Render the material again word for word, skipping the pictures in it.

- [Material provided]:
===============
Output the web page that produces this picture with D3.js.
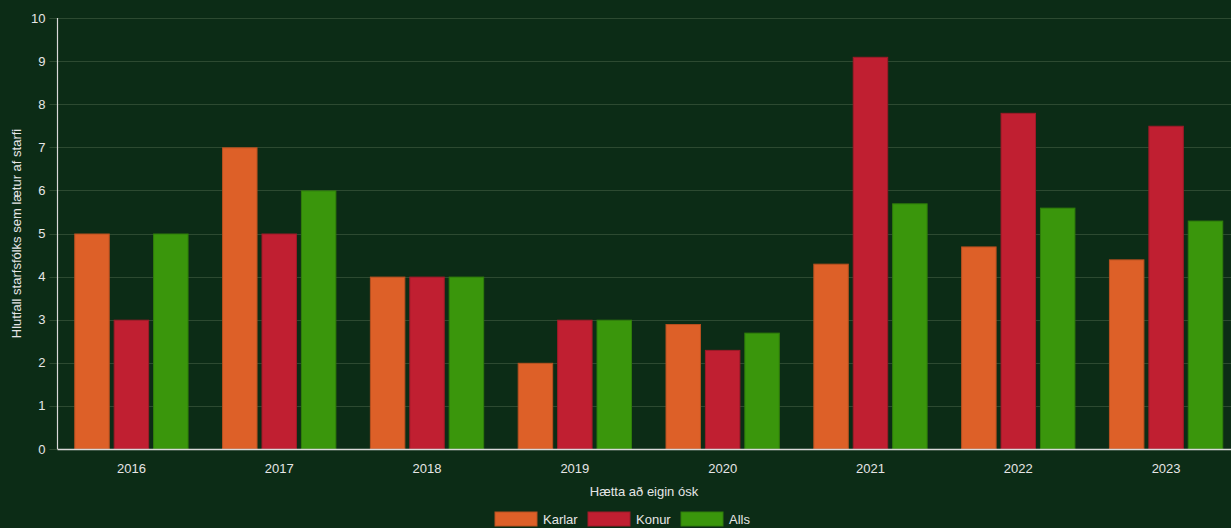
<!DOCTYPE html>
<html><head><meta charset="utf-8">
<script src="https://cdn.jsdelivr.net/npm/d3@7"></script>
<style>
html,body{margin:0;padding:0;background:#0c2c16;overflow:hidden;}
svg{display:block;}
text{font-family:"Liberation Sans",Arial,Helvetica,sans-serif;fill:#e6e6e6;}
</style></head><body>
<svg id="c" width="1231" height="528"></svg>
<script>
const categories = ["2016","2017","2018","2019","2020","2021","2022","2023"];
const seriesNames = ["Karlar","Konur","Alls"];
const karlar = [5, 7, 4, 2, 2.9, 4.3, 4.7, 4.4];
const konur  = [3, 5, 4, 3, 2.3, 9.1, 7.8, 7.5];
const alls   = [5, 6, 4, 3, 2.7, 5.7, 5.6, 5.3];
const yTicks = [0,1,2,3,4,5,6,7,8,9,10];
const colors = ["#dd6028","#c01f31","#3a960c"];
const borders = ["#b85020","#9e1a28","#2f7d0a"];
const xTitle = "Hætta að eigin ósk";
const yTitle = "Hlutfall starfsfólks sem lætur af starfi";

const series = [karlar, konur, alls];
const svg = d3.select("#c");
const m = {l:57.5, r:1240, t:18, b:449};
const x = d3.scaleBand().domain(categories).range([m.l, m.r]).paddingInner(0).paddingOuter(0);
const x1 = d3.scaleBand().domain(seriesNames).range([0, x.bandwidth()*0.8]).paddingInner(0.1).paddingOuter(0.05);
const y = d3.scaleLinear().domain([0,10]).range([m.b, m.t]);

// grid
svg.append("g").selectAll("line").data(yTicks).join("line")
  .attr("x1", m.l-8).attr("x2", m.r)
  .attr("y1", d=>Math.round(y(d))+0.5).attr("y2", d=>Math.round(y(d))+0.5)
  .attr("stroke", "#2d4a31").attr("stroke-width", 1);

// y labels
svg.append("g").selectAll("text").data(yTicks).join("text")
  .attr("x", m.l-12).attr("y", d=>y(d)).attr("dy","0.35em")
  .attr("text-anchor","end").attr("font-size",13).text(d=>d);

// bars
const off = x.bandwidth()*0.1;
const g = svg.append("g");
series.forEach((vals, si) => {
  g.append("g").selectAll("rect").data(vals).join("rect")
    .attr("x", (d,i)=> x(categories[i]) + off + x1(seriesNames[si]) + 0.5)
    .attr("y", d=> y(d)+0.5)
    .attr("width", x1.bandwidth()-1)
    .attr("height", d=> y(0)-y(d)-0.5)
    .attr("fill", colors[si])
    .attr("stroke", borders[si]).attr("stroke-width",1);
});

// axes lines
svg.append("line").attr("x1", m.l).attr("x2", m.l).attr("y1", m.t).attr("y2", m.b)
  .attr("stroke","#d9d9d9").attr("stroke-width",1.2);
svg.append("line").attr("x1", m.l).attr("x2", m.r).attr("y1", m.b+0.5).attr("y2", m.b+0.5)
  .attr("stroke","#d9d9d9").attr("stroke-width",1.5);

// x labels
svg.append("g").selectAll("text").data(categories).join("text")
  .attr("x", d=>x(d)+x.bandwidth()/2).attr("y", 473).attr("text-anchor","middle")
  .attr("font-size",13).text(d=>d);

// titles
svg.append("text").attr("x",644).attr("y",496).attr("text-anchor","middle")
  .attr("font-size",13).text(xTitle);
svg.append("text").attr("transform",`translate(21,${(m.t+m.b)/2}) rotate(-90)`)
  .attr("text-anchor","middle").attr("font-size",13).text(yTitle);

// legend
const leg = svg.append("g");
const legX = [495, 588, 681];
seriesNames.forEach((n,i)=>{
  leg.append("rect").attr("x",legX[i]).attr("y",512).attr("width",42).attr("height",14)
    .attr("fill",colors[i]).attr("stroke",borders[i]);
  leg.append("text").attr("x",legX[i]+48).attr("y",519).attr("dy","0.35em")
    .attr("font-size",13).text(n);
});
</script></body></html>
===============
- [Answer below]:
Output the web page that produces this picture with D3.js.
<!DOCTYPE html>
<html><head><meta charset="utf-8">
<script src="https://cdn.jsdelivr.net/npm/d3@7"></script>
<style>
html,body{margin:0;padding:0;background:#0c2c16;overflow:hidden;}
svg{display:block;}
text{font-family:"Liberation Sans",Arial,Helvetica,sans-serif;fill:#e6e6e6;}
</style></head><body>
<svg id="c" width="1231" height="528"></svg>
<script>
const categories = ["2016","2017","2018","2019","2020","2021","2022","2023"];
const seriesNames = ["Karlar","Konur","Alls"];
const karlar = [5, 7, 4, 2, 2.9, 4.3, 4.7, 4.4];
const konur  = [3, 5, 4, 3, 2.3, 9.1, 7.8, 7.5];
const alls   = [5, 6, 4, 3, 2.7, 5.7, 5.6, 5.3];
const yTicks = [0,1,2,3,4,5,6,7,8,9,10];
const colors = ["#dd6028","#c01f31","#3a960c"];
const borders = ["#b85020","#9e1a28","#2f7d0a"];
const xTitle = "Hætta að eigin ósk";
const yTitle = "Hlutfall starfsfólks sem lætur af starfi";

const series = [karlar, konur, alls];
const svg = d3.select("#c");
const m = {l:57.5, r:1240, t:18, b:449};
const x = d3.scaleBand().domain(categories).range([m.l, m.r]).paddingInner(0).paddingOuter(0);
const x1 = d3.scaleBand().domain(seriesNames).range([0, x.bandwidth()*0.8]).paddingInner(0.1).paddingOuter(0.05);
const y = d3.scaleLinear().domain([0,10]).range([m.b, m.t]);

// grid
svg.append("g").selectAll("line").data(yTicks).join("line")
  .attr("x1", m.l-8).attr("x2", m.r)
  .attr("y1", d=>Math.round(y(d))+0.5).attr("y2", d=>Math.round(y(d))+0.5)
  .attr("stroke", "#2d4a31").attr("stroke-width", 1);

// y labels
svg.append("g").selectAll("text").data(yTicks).join("text")
  .attr("x", m.l-12).attr("y", d=>y(d)).attr("dy","0.35em")
  .attr("text-anchor","end").attr("font-size",13).text(d=>d);

// bars
const off = x.bandwidth()*0.1;
const g = svg.append("g");
series.forEach((vals, si) => {
  g.append("g").selectAll("rect").data(vals).join("rect")
    .attr("x", (d,i)=> x(categories[i]) + off + x1(seriesNames[si]) + 0.5)
    .attr("y", d=> y(d)+0.5)
    .attr("width", x1.bandwidth()-1)
    .attr("height", d=> y(0)-y(d)-0.5)
    .attr("fill", colors[si])
    .attr("stroke", borders[si]).attr("stroke-width",1);
});

// axes lines
svg.append("line").attr("x1", m.l).attr("x2", m.l).attr("y1", m.t).attr("y2", m.b)
  .attr("stroke","#d9d9d9").attr("stroke-width",1.2);
svg.append("line").attr("x1", m.l).attr("x2", m.r).attr("y1", m.b+0.5).attr("y2", m.b+0.5)
  .attr("stroke","#d9d9d9").attr("stroke-width",1.5);

// x labels
svg.append("g").selectAll("text").data(categories).join("text")
  .attr("x", d=>x(d)+x.bandwidth()/2).attr("y", 473).attr("text-anchor","middle")
  .attr("font-size",13).text(d=>d);

// titles
svg.append("text").attr("x",644).attr("y",496).attr("text-anchor","middle")
  .attr("font-size",13).text(xTitle);
svg.append("text").attr("transform",`translate(21,${(m.t+m.b)/2}) rotate(-90)`)
  .attr("text-anchor","middle").attr("font-size",13).text(yTitle);

// legend
const leg = svg.append("g");
const legX = [495, 588, 681];
seriesNames.forEach((n,i)=>{
  leg.append("rect").attr("x",legX[i]).attr("y",512).attr("width",42).attr("height",14)
    .attr("fill",colors[i]).attr("stroke",borders[i]);
  leg.append("text").attr("x",legX[i]+48).attr("y",519).attr("dy","0.35em")
    .attr("font-size",13).text(n);
});
</script></body></html>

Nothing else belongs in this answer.